Opinion: Struggling with student loans? Think 'fintech'
Nearly two in three Michigan college graduates face student loan debt. The average graduate owes $31,000.
With hefty monthly payments hanging over their heads and virtually no savings in their bank accounts, many grads struggle to pay for expenses like car insurance or security deposits. Juggling these bills would be tough for anyone -- but it's even tougher because many new graduates lack credit histories. That makes it nearly impossible to get a short-term bank loan.
Fortunately, Michigan's representatives in Congress have a chance to help these young Michiganians secure the low-interest loans they need to start their professional lives off strong. The legislation would allow community banks to partner with financial technology firms to offer affordable loans to folks with poor or no credit histories.
By joining this effort, lawmakers could give working Michiganians the financial tools they need to thrive in the middle class.
Of course, recent grads aren't the only ones without savings to fall back on. More than three-quarters of Americans live paycheck-to-paycheck, according to a recent survey from CareerBuilder. Not all of them are low-income. In fact, one in 10 of these individuals earns $100,000 or more per year.

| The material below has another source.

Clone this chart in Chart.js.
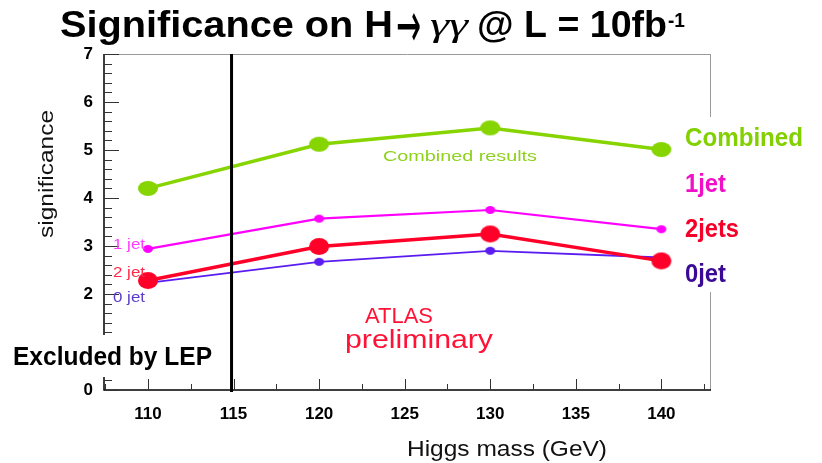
<!DOCTYPE html>
<html>
<head>
<meta charset="utf-8">
<script src="https://cdn.jsdelivr.net/npm/chart.js@4/dist/chart.umd.min.js"></script>
<style>
html,body{margin:0;padding:0;background:#fff;}
#wrap{width:822px;height:463px;position:relative;}
</style>
</head>
<body>
<div id="wrap"><canvas id="c" width="822" height="463"></canvas></div>
<script>
// ---- data ----
const masses = [110, 120, 130, 140];
const combined = [4.20, 5.12, 5.46, 5.01];
const oneJet = [2.94, 3.57, 3.75, 3.35];
const twoJets = [2.28, 2.99, 3.25, 2.69];
const zeroJet = [2.23, 2.67, 2.90, 2.76];
const xTickLabels = [110, 115, 120, 125, 130, 135, 140];
const yTickLabels = [0, 2, 3, 4, 5, 6, 7];
const lepLimit = 115;

function pts(vals){ return masses.map((m,i)=>({x:m, y:vals[i]})); }

// elliptical marker (the original picture is stretched horizontally)
function ellipse(color, rx, ry){
  const c = document.createElement('canvas');
  c.width = Math.ceil(rx*2) + 2; c.height = Math.ceil(ry*2) + 2;
  const g = c.getContext('2d');
  g.fillStyle = color;
  g.beginPath();
  g.ellipse(c.width/2, c.height/2, rx, ry, 0, 0, Math.PI*2);
  g.fill();
  return c;
}

function fitText(ctx, text, font, color, x, y, w, sy){
  ctx.save();
  ctx.font = font;
  ctx.fillStyle = color;
  ctx.textBaseline = 'alphabetic';
  ctx.textAlign = 'left';
  const m = ctx.measureText(text).width;
  ctx.translate(x, y);
  ctx.scale(w / m, sy || 1);
  ctx.fillText(text, 0, 0);
  ctx.restore();
}

const SANS = '"Liberation Sans", Arial, sans-serif';

const decor = {
  id: 'decor',
  beforeDraw(chart){
    const ctx = chart.ctx;
    ctx.save();
    ctx.fillStyle = '#fff';
    ctx.fillRect(0,0,chart.width,chart.height);
    ctx.restore();
  },
  afterDraw(chart){
    const ctx = chart.ctx;
    const xs = chart.scales.x, ys = chart.scales.y;
    const a = chart.chartArea;
    ctx.save();
    // frame
    ctx.strokeStyle = '#9a9a9a';
    ctx.lineWidth = 1;
    ctx.beginPath();
    ctx.moveTo(a.left, a.top + 0.5); ctx.lineTo(a.right, a.top + 0.5);
    ctx.moveTo(a.right - 0.5, a.top); ctx.lineTo(a.right - 0.5, a.bottom);
    ctx.stroke();
    ctx.strokeStyle = '#000';
    ctx.lineWidth = 1.5;
    ctx.beginPath();
    ctx.moveTo(a.left, a.top); ctx.lineTo(a.left, a.bottom);
    ctx.lineTo(a.right, a.bottom);
    ctx.stroke();
    // y ticks (inward)
    ctx.lineWidth = 1;
    ctx.strokeStyle = '#333';
    ctx.beginPath();
    for (let k = 0; k <= 35; k++){
      const v = k * 0.2;
      const py = Math.round(ys.getPixelForValue(v)) + 0.5;
      const len = (k % 5 === 0) ? 15 : 8;
      ctx.moveTo(a.left, py); ctx.lineTo(a.left + len, py);
    }
    // x ticks (inward)
    for (let v = 107.5; v <= 142.6; v += 2.5){
      const px = Math.round(xs.getPixelForValue(v)) + 0.5;
      const len = (Math.abs(v % 5) < 0.01) ? 11 : 6;
      ctx.moveTo(px, a.bottom); ctx.lineTo(px, a.bottom - len);
    }
    ctx.stroke();
    // LEP exclusion line
    ctx.strokeStyle = '#000';
    ctx.lineWidth = 3;
    const lx = xs.getPixelForValue(lepLimit) - 2;
    ctx.beginPath();
    ctx.moveTo(lx, a.top); ctx.lineTo(lx, a.bottom + 2);
    ctx.stroke();
    // white boxes behind labels
    ctx.fillStyle = '#fff';
    ctx.fillRect(8, 335, 208, 42);
    ctx.fillRect(680, 117, 142, 175);
    ctx.restore();

    // title
    fitText(ctx, 'Significance on H', 'bold 36px ' + SANS, '#000', 60, 37, 333);
    fitText(ctx, '\u2192', '40px "DejaVu Sans", sans-serif', '#000', 396, 47, 25, 1.6);
    fitText(ctx, '\u03b3\u03b3', 'italic 33px "Liberation Serif", serif', '#000', 430, 36, 38);
    fitText(ctx, '@ L = 10fb', 'bold 36px ' + SANS, '#000', 477, 37, 190);
    fitText(ctx, '-1', 'bold 20px ' + SANS, '#000', 668, 27, 17);

    // axis titles
    fitText(ctx, 'Higgs mass (GeV)', '22px ' + SANS, '#111', 407, 456, 200);
    ctx.save();
    ctx.translate(53, 238);
    ctx.rotate(-Math.PI/2);
    fitText(ctx, 'significance', '21px ' + SANS, '#111', 0, 0, 128);
    ctx.restore();

    // annotations
    fitText(ctx, 'Excluded by LEP', 'bold 25px ' + SANS, '#000', 13, 365, 199);
    fitText(ctx, 'ATLAS', '22px ' + SANS, '#ff1236', 365, 323, 68);
    fitText(ctx, 'preliminary', '25px ' + SANS, '#ff1236', 345, 348, 148);
    fitText(ctx, 'Combined results', '15px ' + SANS, '#8ed21e', 383, 161, 154);
    fitText(ctx, '1 jet', '14px ' + SANS, '#ff3cff', 113, 249, 32);
    fitText(ctx, '2 jet', '14px ' + SANS, '#ff2a4a', 113, 277, 32);
    fitText(ctx, '0 jet', '14px ' + SANS, '#5a3ccc', 113, 302, 32);

    fitText(ctx, 'Combined', 'bold 25px ' + SANS, '#82d000', 685, 146, 118);
    fitText(ctx, '1jet', 'bold 25px ' + SANS, '#f010c8', 685, 192, 41);
    fitText(ctx, '2jets', 'bold 25px ' + SANS, '#f40028', 685, 237, 54);
    fitText(ctx, '0jet', 'bold 25px ' + SANS, '#3a0a96', 685, 282, 41);
  }
};

const cGreen = '#86d400', cRed = '#ff0028', cMag = '#ff00ff', cBlue = '#5a1cf0';

new Chart(document.getElementById('c'), {
  type: 'scatter',
  data: {
    datasets: [
      { label: 'Combined', data: pts(combined), showLine: true, borderColor: cGreen, backgroundColor: cGreen,
        borderWidth: 3.5, pointStyle: ellipse(cGreen, 10, 7.5), pointRadius: 10, order: 1 },
      { label: '2jets', data: pts(twoJets), showLine: true, borderColor: cRed, backgroundColor: cRed,
        borderWidth: 3.5, pointStyle: ellipse(cRed, 10, 8.5), pointRadius: 10, order: 2 },
      { label: '1jet', data: pts(oneJet), showLine: true, borderColor: cMag, backgroundColor: cMag,
        borderWidth: 2.2, pointStyle: ellipse(cMag, 5, 4), pointRadius: 5, order: 3 },
      { label: '0jet', data: pts(zeroJet), showLine: true, borderColor: cBlue, backgroundColor: cBlue,
        borderWidth: 1.8, pointStyle: ellipse(cBlue, 5, 4), pointRadius: 5, order: 4 }
    ]
  },
  options: {
    responsive: false,
    devicePixelRatio: 1,
    animation: false,
    layout: { padding: { top: 54, right: 111, left: 0, bottom: 0 } },
    plugins: { legend: { display: false }, tooltip: { enabled: false }, title: { display: false } },
    scales: {
      x: {
        type: 'linear', min: 107.43, max: 142.9,
        afterBuildTicks: s => { s.ticks = xTickLabels.map(v => ({value: v})); },
        afterFit: s => { s.height = 73; },
        grid: { display: false, drawTicks: false },
        border: { display: false },
        ticks: { font: { family: SANS, size: 17, weight: 'bold' }, color: '#000', padding: 14, maxRotation: 0 }
      },
      y: {
        type: 'linear', min: 0, max: 7,
        afterBuildTicks: s => { s.ticks = yTickLabels.map(v => ({value: v})); },
        afterFit: s => { s.width = 104; },
        grid: { display: false, drawTicks: false },
        border: { display: false },
        ticks: { font: { family: SANS, size: 17, weight: 'bold' }, color: '#000', padding: 11 }
      }
    }
  },
  plugins: [decor]
});
</script>
</body>
</html>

For Americans living paycheck to paycheck, even a small unexpected expense could force them to turn to predatory lenders for quick cash.
Take Tameka Massengale, who works full-time as a saleswoman in Detroit. When her car broke down, she didn't have the $300 needed to fix it. She turned to a payday lender, who provided her with the cash, but at an outrageous interest rate. By the time she made her last payment four months later, Massengale had paid more than $450 in additional fees, according to a profile in Crain's Detroit Business.
Massengale isn't alone. Many Michiganians have trouble accessing low-interest loans because of their credit scores -- or lack thereof.
Most banks won't give out short-term loans to anyone with a score under 700. The average Experian credit score in Michigan is just 688. Since 2008, bank lending to so-called "subprime" borrowers has dropped by more than $140 billion nationwide.
A sizable number of Michiganians must now resort to high-interest sources of credit, such as payday lenders or credit card companies, to cover unexpected expenses. The average Michigan resident has nearly $5,000 in credit card debt.
Financial technology, or "fintech," companies can break this cycle of debt by helping people secure affordable bank loans.
Such firms don't rely solely on FICO credit scores to determine an individual's creditworthiness. Instead, they use sophisticated data analytics and examine thousands of factors to gauge whether someone is likely to repay a loan. Banks then use these evaluations to safely extend loans to borrowers otherwise deemed too risky.
For Michiganians struggling to find affordable short-term financing, fintech could be their saving grace.
In fact, Michigan is already a hub of fintech innovation, with organizations like the Detroit Fintech Association attracting ample venture capital funding from all over the country. Quicken Loans Chairman Dan Gilbert has even described Detroit as "the center of our country's FinTech revolution."
A number of recent court rulings could soon make it difficult for fintech companies to match customers with bank lenders. Judges have classified fintech firms as the "true lenders," even though banks or third parties often assume the risk in many fintech partnerships. Because of complex, arcane banking laws, this "true lender" designation can prevent banks from working with fintech firms to offer low-interest loans to borrowers.
Congress can address this problem by ensuring fintech companies are treated as the financial consultants they are, and not as lenders.
Michigan's fintech industry could change the way millions of people -- from freshly minted college graduates to workers facing unexpected expenses -- access short-term credit. But it's up to Congress to lay the legal groundwork for this financial revolution.
Virgie Rollins is a community activist in Detroit.